Gov. Mark Dayton on Thursday signed legislation into law that will reopen a northeast Minnesota economic development agency's books to the public.
Iron Range Resources and Rehabilitation Board (IRRRB) hasn't had to release the basic financial information of companies it loaned money to since an exemption to the state's public data requirement was passed in 2008.
Rep. Tom Anzlec, DFL-Balsam Township, was the bill's author, and is a member of the agency's board.
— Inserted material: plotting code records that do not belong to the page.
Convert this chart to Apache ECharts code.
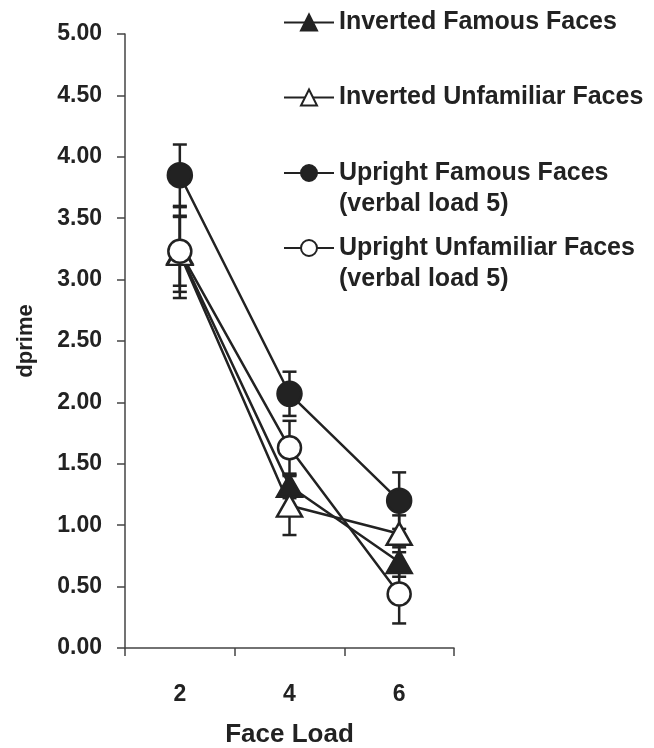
<!DOCTYPE html>
<html>
<head>
<meta charset="utf-8">
<script src="https://cdn.jsdelivr.net/npm/echarts@6/dist/echarts.min.js"></script>
<style>
  html, body { margin: 0; padding: 0; background: #fff; }
  #faceChart { width: 654px; height: 748px; }
</style>
</head>
<body>
<div id="faceChart"></div>
<script>
// face load categories
var loads = ['2', '4', '6']
var yTicks = [0, 0.5, 1, 1.5, 2, 2.5, 3, 3.5, 4, 4.5, 5]

// mean dprime and standard error per face load
var invFamous = [3.22, 1.32, 0.70]
var invFamousErr = [0.37, 0.10, 0.12]
var invUnfamiliar = [3.21, 1.16, 0.93]
var invUnfamiliarErr = [0.31, 0.24, 0.15]
var upFamous = [3.85, 2.07, 1.20]
var upFamousErr = [0.25, 0.18, 0.23]
var upUnfamiliar = [3.23, 1.63, 0.44]
var upUnfamiliarErr = [0.28, 0.22, 0.24]

var names = [
  'Inverted Famous Faces',
  'Inverted Unfamiliar Faces',
  'Upright Famous Faces\n(verbal load 5)',
  'Upright Unfamiliar Faces\n(verbal load 5)'
]

var ink = '#222'
var font = 'Liberation Sans'

function errData (means, errs) {
  return means.map(function (m, i) {
    return [i, m - errs[i], m + errs[i]]
  })
}

function renderErr (params, api) {
  var top = api.coord([api.value(0), api.value(2)])
  var bot = api.coord([api.value(0), api.value(1)])
  var w = 7
  var st = {stroke: ink, lineWidth: 2.5}
  return {
    type: 'group',
    children: [
      {type: 'line', shape: {x1: top[0], y1: top[1], x2: bot[0], y2: bot[1]}, style: st},
      {type: 'line', shape: {x1: top[0] - w, y1: top[1], x2: top[0] + w, y2: top[1]}, style: st},
      {type: 'line', shape: {x1: bot[0] - w, y1: bot[1], x2: bot[0] + w, y2: bot[1]}, style: st}
    ]
  }
}

function errSeries (means, errs) {
  return {
    type: 'custom',
    renderItem: renderErr,
    encode: {x: 0, y: [1, 2]},
    data: errData(means, errs),
    z: 1,
    silent: true
  }
}

function lineSeries (name, data, symbol, size, filled) {
  return {
    name: name,
    type: 'line',
    data: data,
    symbol: symbol,
    symbolSize: size,
    showAllSymbol: true,
    z: 3,
    lineStyle: {color: ink, width: 2.5},
    itemStyle: {
      color: filled ? ink : '#fff',
      borderColor: ink,
      borderWidth: 2.5
    }
  }
}

function legendAt (name, top, twoLines) {
  return {
    data: [name],
    orient: 'vertical',
    left: 283,
    top: top,
    padding: 0,
    itemWidth: 50,
    itemHeight: 20,
    itemGap: 0,
    // blank first line keeps the icon level with the first text line
    formatter: twoLines ? function (n) { return '\n' + n } : '{name}',
    textStyle: {
      fontFamily: font,
      fontWeight: 'bold',
      fontSize: 25,
      color: ink,
      lineHeight: twoLines ? 31 : 24
    }
  }
}

var chart = echarts.init(document.getElementById('faceChart'))
chart.setOption({
  animation: false,
  backgroundColor: '#fff',
  grid: {
    left: 125,
    top: 34,
    right: 200,
    bottom: 100,
    outerBoundsMode: 'none'
  },
  legend: [
    legendAt(names[0], 10, false),
    legendAt(names[1], 85, false),
    legendAt(names[2], 126.5, true),
    legendAt(names[3], 201.5, true)
  ],
  xAxis: {
    type: 'category',
    data: loads,
    boundaryGap: true,
    name: 'Face Load',
    nameLocation: 'middle',
    nameGap: 74,
    nameTextStyle: {fontFamily: font, fontWeight: 'bold', fontSize: 26, color: ink},
    axisLine: {lineStyle: {color: '#444', width: 1.5}},
    axisTick: {show: true, length: 8, lineStyle: {color: '#444', width: 1.5}},
    axisLabel: {
      margin: 35,
      fontFamily: font,
      fontWeight: 'bold',
      fontSize: 23,
      color: ink
    },
    splitLine: {show: false}
  },
  yAxis: {
    type: 'value',
    min: yTicks[0],
    max: yTicks[yTicks.length - 1],
    interval: 0.5,
    name: 'dprime',
    nameLocation: 'middle',
    nameRotate: 90,
    nameGap: 88,
    nameTextStyle: {fontFamily: font, fontWeight: 'bold', fontSize: 22, color: ink},
    axisLine: {show: true, lineStyle: {color: '#444', width: 1.5}},
    axisTick: {show: true, length: 8, lineStyle: {color: '#444', width: 1.5}},
    axisLabel: {
      margin: 23,
      fontFamily: font,
      fontWeight: 'bold',
      fontSize: 23,
      color: ink,
      formatter: function (v) { return v.toFixed(2) }
    },
    splitLine: {show: false}
  },
  series: [
    errSeries(invFamous, invFamousErr),
    errSeries(invUnfamiliar, invUnfamiliarErr),
    errSeries(upFamous, upFamousErr),
    errSeries(upUnfamiliar, upUnfamiliarErr),
    lineSeries(names[0], invFamous, 'triangle', [25, 22], true),
    lineSeries(names[1], invUnfamiliar, 'triangle', [25, 22], false),
    lineSeries(names[2], upFamous, 'circle', 24, true),
    lineSeries(names[3], upUnfamiliar, 'circle', 23, false)
  ]
})
</script>
</body>
</html>
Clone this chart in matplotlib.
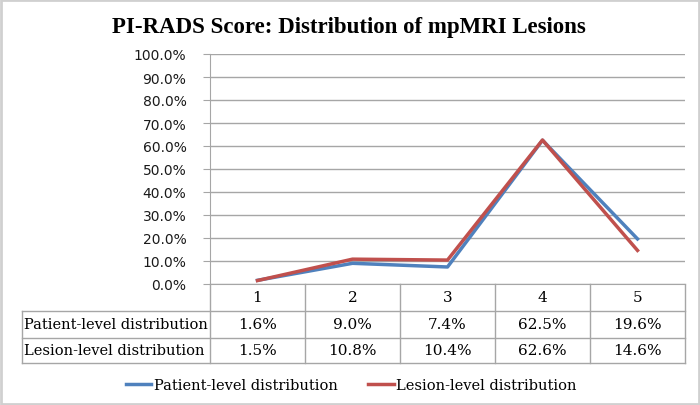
import matplotlib
matplotlib.use('Agg')
import matplotlib.pyplot as plt
from matplotlib.lines import Line2D
from matplotlib.patches import Rectangle

# data
scores = ['1', '2', '3', '4', '5']
patient = [1.6, 9.0, 7.4, 62.5, 19.6]
lesion = [1.5, 10.8, 10.4, 62.6, 14.6]
series_names = ['Patient-level distribution', 'Lesion-level distribution']
yticks = list(range(0, 101, 10))

W, H = 700, 406
fig = plt.figure(figsize=(7, 4.06), dpi=100)


def fx(px):
    return px / W


def fy(py):
    return 1 - py / H


grid_col = '#A6A6A6'
serif = 'DejaVu Serif'

# outer chart border
fig.add_artist(Rectangle((0.002, 0.003), 0.996, 0.994, transform=fig.transFigure,
                         fill=False, edgecolor='#D0D0D0', lw=2))

# title
fig.text(fx(349), fy(28), 'PI-RADS Score: Distribution of mpMRI Lesions',
         ha='center', va='center', fontsize=16.5, fontweight='bold',
         family='Liberation Serif')

# plot area
left, right, top, bottom = 210, 685, 55, 285
ax = fig.add_axes([fx(left), fy(bottom), (right - left) / W, (bottom - top) / H])
x = list(range(1, len(scores) + 1))
l1, = ax.plot(x, patient, color='#4F81BD', lw=2.5, solid_joinstyle='round')
l2, = ax.plot(x, lesion, color='#C0504D', lw=2.5, solid_joinstyle='round')
ax.set_xlim(0.5, len(scores) + 0.5)
ax.set_ylim(0, 100)
ax.set_yticks(yticks)
ax.set_yticklabels(['%.1f%%' % v for v in yticks], fontsize=10, family='DejaVu Sans',
                   color='#1A1A1A')
ax.set_xticks([])
ax.yaxis.grid(True, color=grid_col, lw=1)
ax.set_axisbelow(True)
for s in ['top', 'right']:
    ax.spines[s].set_visible(False)
for s in ['left', 'bottom']:
    ax.spines[s].set_color(grid_col)
ax.tick_params(axis='y', length=5, color=grid_col, pad=12)

# data table below the axis
col_edges = [left + (right - left) * i / len(scores) for i in range(len(scores) + 1)]
row_edges = [285, 312, 339, 364]
label_left = 22


def hline(y, x0, x1):
    fig.add_artist(Line2D([fx(x0), fx(x1)], [fy(y), fy(y)], transform=fig.transFigure,
                          color=grid_col, lw=1))


def vline(xp, y0, y1):
    fig.add_artist(Line2D([fx(xp), fx(xp)], [fy(y0), fy(y1)], transform=fig.transFigure,
                          color=grid_col, lw=1))


for y in row_edges[1:]:
    hline(y, label_left, right)
for xp in col_edges:
    vline(xp, row_edges[0], row_edges[-1])
vline(label_left, row_edges[1], row_edges[-1])

row_centers = [(row_edges[i] + row_edges[i + 1]) / 2 for i in range(3)]
for i, s in enumerate(scores):
    cx = (col_edges[i] + col_edges[i + 1]) / 2
    fig.text(fx(cx), fy(row_centers[0]), s, ha='center', va='center',
             fontsize=11, family=serif)
    fig.text(fx(cx), fy(row_centers[1]), '%.1f%%' % patient[i], ha='center',
             va='center', fontsize=11, family=serif)
    fig.text(fx(cx), fy(row_centers[2]), '%.1f%%' % lesion[i], ha='center',
             va='center', fontsize=11, family=serif)
for r, name in zip(row_centers[1:], series_names):
    fig.text(fx(label_left + 2), fy(r), name, ha='left', va='center',
             fontsize=10.5, family=serif)

# legend
fig.legend([l1, l2], series_names, loc='center', bbox_to_anchor=(fx(351), fy(386)),
           ncol=2, frameon=False, prop={'family': serif, 'size': 10.5},
           handlelength=1.75, handletextpad=0.15, columnspacing=2.1)

fig.savefig('out.png', dpi=100)
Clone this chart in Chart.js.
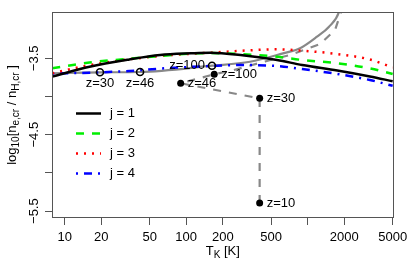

He said the bill wouldn't have passed without strong support from Republicans committed to public oversight.
"When and if a citizen wants to find out how public tax dollars, in this case taconite production tax dollars, are spent, they're going to be able to find out exactly what happened," Anzelc said. "It's openness and sunshine in government, and I think it's a good thing."
The agency's exemption from the public data requirements drew the ire of some activists, who said it removed public accountability of the state agency's loans.
IRRRB Commissioner Tony Sertich said the change wouldn't affect the day-to-day operations of the agency.
"We'll have to give notice to the companies that we have a change of policy," Sertich said. "Most of the information we collect already is classified as public information, or it's still classified as non-public in the existing state statutes."
Officials at the IRRRB had expressed concern in the past that public data requirements would scare companies away from the agency.
"They'll share the information with us, but some of them have concern about some of their personal business information getting out broadly," Sertich said. "But that's just what they'll have to weigh when we interact with them."
Anzelc's bill was included in the data practices omnibus bill.